Gov. Steve Sisolak says the state is looking into whether Douglas County and Henderson violated agreements by allowing President Trump campaign rallies.
At the Wednesday pandemic update, Sisolak said every local government that received CARES Act funding signed an agreement to follow all directives. Asked whether he was considering withholding funding to those governments, he said:
“I’m disappointed Douglas County decided to allow the event,” he said. “We’re looking at exactly what happened.”
He said no decisions have been made yet.
Sisolak pointed out that Monday will mark two weeks following Labor Day.
“And yes, I expect there will be an increase from Labor Day.”
He said the state won’t know the impact of the Trump rallies until at least two weeks have passed.
Sisolak also announced he has sent a letter to Vice President Mike Pence asking for clarity on the state efforts to follow White House Coronavirus Task Force recommendations after Trump held those two large pubic gatherings, violating state emergency directives. He said the task force needs to explain to Nevadans how to reconcile the federal public health recommendations with the president’s contradictory actions in Nevada.
Sisolak said generally, Nevada is making significant progress in improving its numbers.
Nationally, he said Nevada has been in the Yellow Zone instead of Red Zone for two weeks now and the travel advisory on the Silver State has been lifted in New York and New Jersey.
The state added just 208 cases since Tuesday and the daily positivity rate is 7 percent.

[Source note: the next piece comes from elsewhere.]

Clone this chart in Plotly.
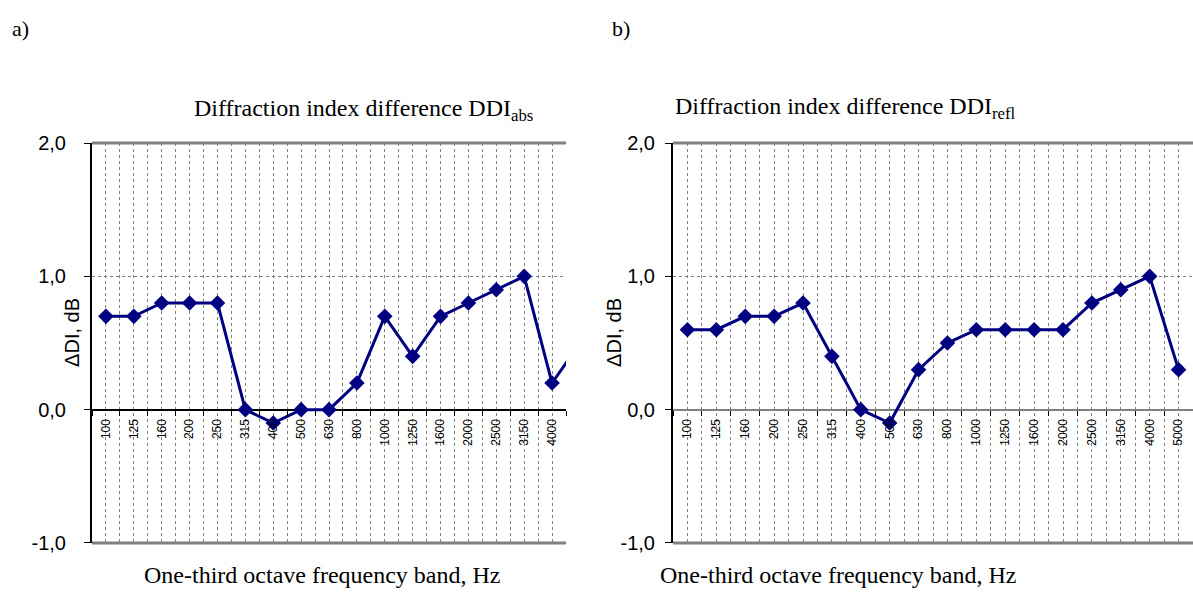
import plotly.graph_objects as go

# ---- data ----
bands_a = ["100", "125", "160", "200", "250", "315", "400", "500", "630", "800",
           "1000", "1250", "1600", "2000", "2500", "3150", "4000", "5000"]
ddi_abs = [0.7, 0.7, 0.8, 0.8, 0.8, 0.0, -0.1, 0.0, 0.0, 0.2,
           0.7, 0.4, 0.7, 0.8, 0.9, 1.0, 0.2, 0.5]
visible_a = 17  # the left panel shows bands up to 4000 Hz

bands_b = ["100", "125", "160", "200", "250", "315", "400", "500", "630", "800",
           "1000", "1250", "1600", "2000", "2500", "3150", "4000", "5000"]
ddi_refl = [0.6, 0.6, 0.7, 0.7, 0.8, 0.4, 0.0, -0.1, 0.3, 0.5,
            0.6, 0.6, 0.6, 0.6, 0.8, 0.9, 1.0, 0.3]

y_ticks = [-1, 0, 1, 2]
y_ticktext = ["-1,0", "0,0", "1,0", "2,0"]

# ---- layout geometry ----
W, H = 1193, 607
yd = [1 - 552 / H, 1 - 137 / H]
xd_a = [92 / W, 566 / W]
xd_b = [673 / W, 1.0]
y_min, y_max = -1, 2
y0_pos = yd[0] + (yd[1] - yd[0]) * (0 - y_min) / (y_max - y_min)

NAVY = "#000080"
GRID = "#808080"
SANS = "Liberation Sans, Arial, sans-serif"
SERIF = "Liberation Serif, Times New Roman, serif"

fig = go.Figure()
fig.add_trace(go.Scatter(x=list(range(len(bands_a))), y=ddi_abs, mode="lines+markers",
                         line=dict(color=NAVY, width=3),
                         marker=dict(symbol="diamond", size=12, color=NAVY),
                         xaxis="x", yaxis="y", showlegend=False))
fig.add_trace(go.Scatter(x=list(range(len(bands_b))), y=ddi_refl, mode="lines+markers",
                         line=dict(color=NAVY, width=3),
                         marker=dict(symbol="diamond", size=12, color=NAVY),
                         xaxis="x2", yaxis="y2", showlegend=False))


def xaxis_cfg(n_vis, labels, domain):
    centers = list(range(n_vis))
    bounds = [i - 0.5 for i in range(n_vis + 1)]
    return dict(
        domain=domain, range=[-0.5, n_vis - 0.5], type="linear",
        anchor="free", position=y0_pos,
        tickmode="array", tickvals=centers, ticktext=labels[:n_vis],
        tickangle=-90, tickfont=dict(family=SANS, size=12, color="black"),
        ticks="", ticklabelstandoff=6,
        showgrid=True, gridcolor=GRID, griddash="dot", gridwidth=1,
        showline=False, zeroline=False,
        minor=dict(tickmode="array", tickvals=bounds, ticks="outside", ticklen=5,
                   tickcolor="black", tickwidth=1, showgrid=True, gridcolor=GRID,
                   griddash="dot", gridwidth=1),
        fixedrange=True,
    )


def yaxis_cfg(anchor_x, zero_color, standoff):
    return dict(
        domain=yd, range=[y_min, y_max], anchor=anchor_x,
        tickmode="array", tickvals=y_ticks, ticktext=y_ticktext,
        tickfont=dict(family=SANS, size=20, color="black"),
        ticks="outside", ticklen=6, tickcolor="black", tickwidth=1,
        ticklabelstandoff=standoff,
        showline=True, linecolor="black", linewidth=2,
        showgrid=True, gridcolor=GRID, griddash="dot", gridwidth=1,
        zeroline=True, zerolinecolor=zero_color, zerolinewidth=2,
        fixedrange=True,
    )


shapes = []
for xr, yr in (("x domain", "y domain"), ("x2 domain", "y2 domain")):
    for yy in (0, 1):
        shapes.append(dict(type="line", xref=xr, yref=yr, x0=0, x1=1, y0=yy, y1=yy,
                           line=dict(color=GRID, width=3), layer="above"))

annotations = [
    dict(text="a)", x=10 / W, y=1 - 18 / H, xanchor="left", yanchor="middle", size=22),
    dict(text="b)", x=610 / W, y=1 - 18 / H, xanchor="left", yanchor="middle", size=22),
    dict(text="Diffraction index difference DDI<sub>abs</sub>", x=363 / W, y=1 - 103 / H,
         xanchor="center", yanchor="middle", size=24),
    dict(text="Diffraction index difference DDI<sub>refl</sub>", x=845 / W, y=1 - 101 / H,
         xanchor="center", yanchor="middle", size=24),
    dict(text="One-third octave frequency band, Hz", x=322 / W, y=1 - 585 / H,
         xanchor="center", yanchor="middle", size=24),
    dict(text="One-third octave frequency band, Hz", x=838 / W, y=1 - 585 / H,
         xanchor="center", yanchor="middle", size=24),
]
for a in annotations:
    sz = a.pop("size")
    a.update(xref="paper", yref="paper", showarrow=False,
             font=dict(family=SERIF, size=sz, color="black"))

for txt, xc in (("ΔDI, dB", 72), ("ΔDI, dB", 614)):
    annotations.append(dict(text=txt, x=xc / W, y=1 - 334 / H, xref="paper", yref="paper",
                            showarrow=False, textangle=-90, xanchor="center", yanchor="middle",
                            font=dict(family=SANS, size=20, color="black")))

fig.update_layout(
    width=W, height=H, autosize=False,
    margin=dict(l=0, r=0, t=0, b=0),
    paper_bgcolor="white", plot_bgcolor="white",
    xaxis=xaxis_cfg(visible_a, bands_a, xd_a),
    xaxis2=xaxis_cfg(len(bands_b), bands_b, xd_b),
    yaxis=yaxis_cfg("x", "black", 14),
    yaxis2=yaxis_cfg("x2", "#808080", 6),
    shapes=shapes, annotations=annotations,
)

fig.write_html("out.html", config={"displayModeBar": False},
               post_script="document.body.style.margin='0';document.body.style.overflow='hidden';")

“While this is good news, we have learned over the course of the past six months we cannot let our guard down now,” he said.
He said continued progress relies on Nevadans continuing to wear masks, limit public gatherings and maintain social distancing
After he relaxed restrictions in June there was a surge in cases and the state had to again impose restrictions including shutting down bars.
Those bars are set to reopen at midnight Wednesday in Washoe County but Sisolak cautioned that they must adhere to the standards and restrictions imposed by his directives.
However, Sisolak announced recently that, instead of a blanket approach to imposing restrictions on all businesses in a category, his administration and the counties are using a more targeted approach, cracking down on individual businesses that violate the rules.
He said they are also reviewing the 50 person limits on gatherings and capacity and, if possible, may be able to ease the rules on church and business gatherings in the near future.